For now, there’s nothing to lift but it lifts us all. And sinks us. With its swings and roundabouts. With its guaranteed melodrama and hysteria.
It’s football as it should be, with terms and conditions. The value of your emotional investment will rise and fall. Football played by teams who can be very good and very bad, often in the same half.
Still in the lead, despite everything, are Manchester United. And Bruno Fernandes. We don’t talk about Bruno enough.
If Roy Keane was once the symbol of Manchester United when they were good, Bruno is now the symbol of all that makes Manchester United good and bad at the same time.
There are shades of the old United too in the way Bruno is a good bet for a soft pen and often wears an invisibility cloak while leaving a foot in.
But Roy Keane’s punditry is as good a way as any to monitor Bruno’s influence on the modern United. One minute praise for ‘brilliant brilliant quality’, the next deploring how he ‘spent half the night crying’.
Much like Denis Irwin was the most sung unsung hero in football, Bruno is your man for the characteristically uncharacteristic off-night. Or yet another rare misplaced pass.
Yet crucially, there seems a fundamental lack of shame in his makeup that makes Bruno, no matter how the night is going for him, a good bet to produce what John Giles would call ‘a little bit of magic’. It is probably the only requirement he fulfils, on any Gilesy wishlist. Because Bruno is not necessarily your man for the bread and butter stuff, or taking anything on its merits.
But then Bruno’s imperfect magic might just be enough for United in this battle. Because this race is not about perfection.
That has been one of the chief concerns around Mikel Arteta, that he is a man too focused on perfection. A condition that has seen him fill the Arsenal naughty step with men who don’t meet his standards. And a certain control freakery on the touchline that makes his team, at times, look mechanical.
It doesn’t help that several of his players are the opposite of Bruno. They find new and imaginative ways of picking up yellow and red cards, can never be awarded a penalty, and are capable of looking quite industrious without threatening involvement in the scoring of a goal.
In a recent Denis Walsh interview for the
, Jim Gavin reflected on his subdued persona on the line: “If I’m roaring and shouting at a player to get into position on the field, that’s a reflection of how poorly they’ve been trained.”By that measure, Arsenal’s players mustn’t be trained at all, with Arteta constantly involved as a vocal conductor.
But perhaps Thursday’s dramatic win over Wolves will prove some kind of cathartic breakthrough. By the end, Arteta had gone full Wenger, throwing every attacker on, letting them work it out for themselves, and letting it all go himself when they pulled it off at the death.

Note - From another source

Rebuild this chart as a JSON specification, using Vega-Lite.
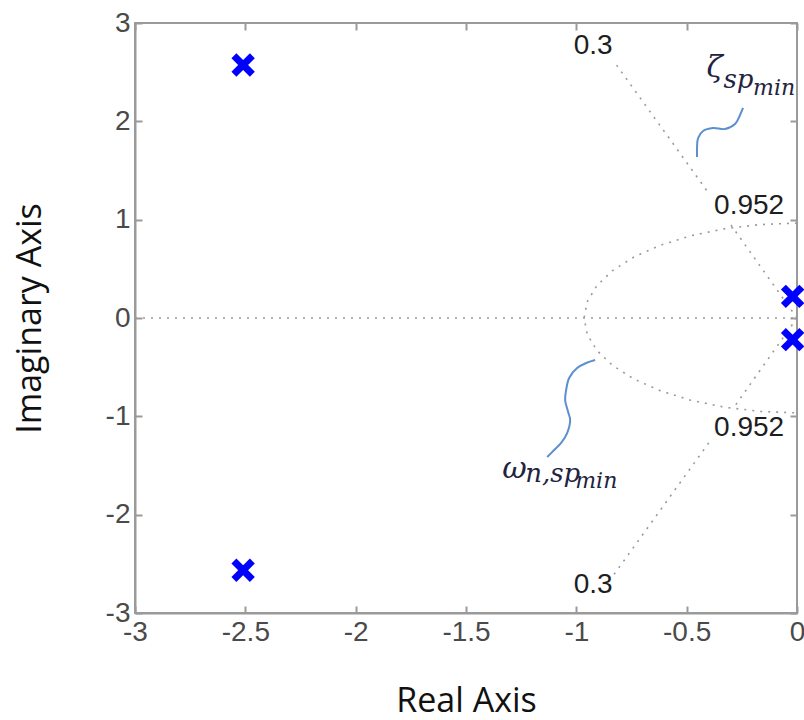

It’s a mark of Arsenal’s faded grandeur that they are now embroiled in spats with the likes of Wolves over the appropriate way of celebrating this kind of win. But this race is not about grandeur.
That might be a mistake the likes of Wolves and West Ham are making, that deep down they fear they don’t belong in this ragged contest. Moyesy admitting he was ‘thrilled’ with a point at home to Newcastle wasn’t a good sign for the Hammers. Ditto Wolves wishing every second away on Thursday instead of trying to score the second goal that was there for them.
You can certainly fall over the line to win the fourth place race, but you should at least try to run towards it.
Which brings us to the traditional stumbles of Tottenham. Or the history of the Tottenham, as Giorgio Chiellini famously put it.
Perhaps nothing sums up this race, or Tottenham, better than Antonio Conte’s press conference performances this week. Buoyed by the heist of the Etihad, on Tuesday he was telling Harry Kane he could fulfil his ambitions at Spurs. After Wednesday night’s Burnley defeat he was essentially wondering what an ambitious man like himself was doing there.
Which suggests Antonio hadn’t closely studied the recent history of anyone involved in the fourth place battle, not least Tottenham. Because this race isn’t really about ambition.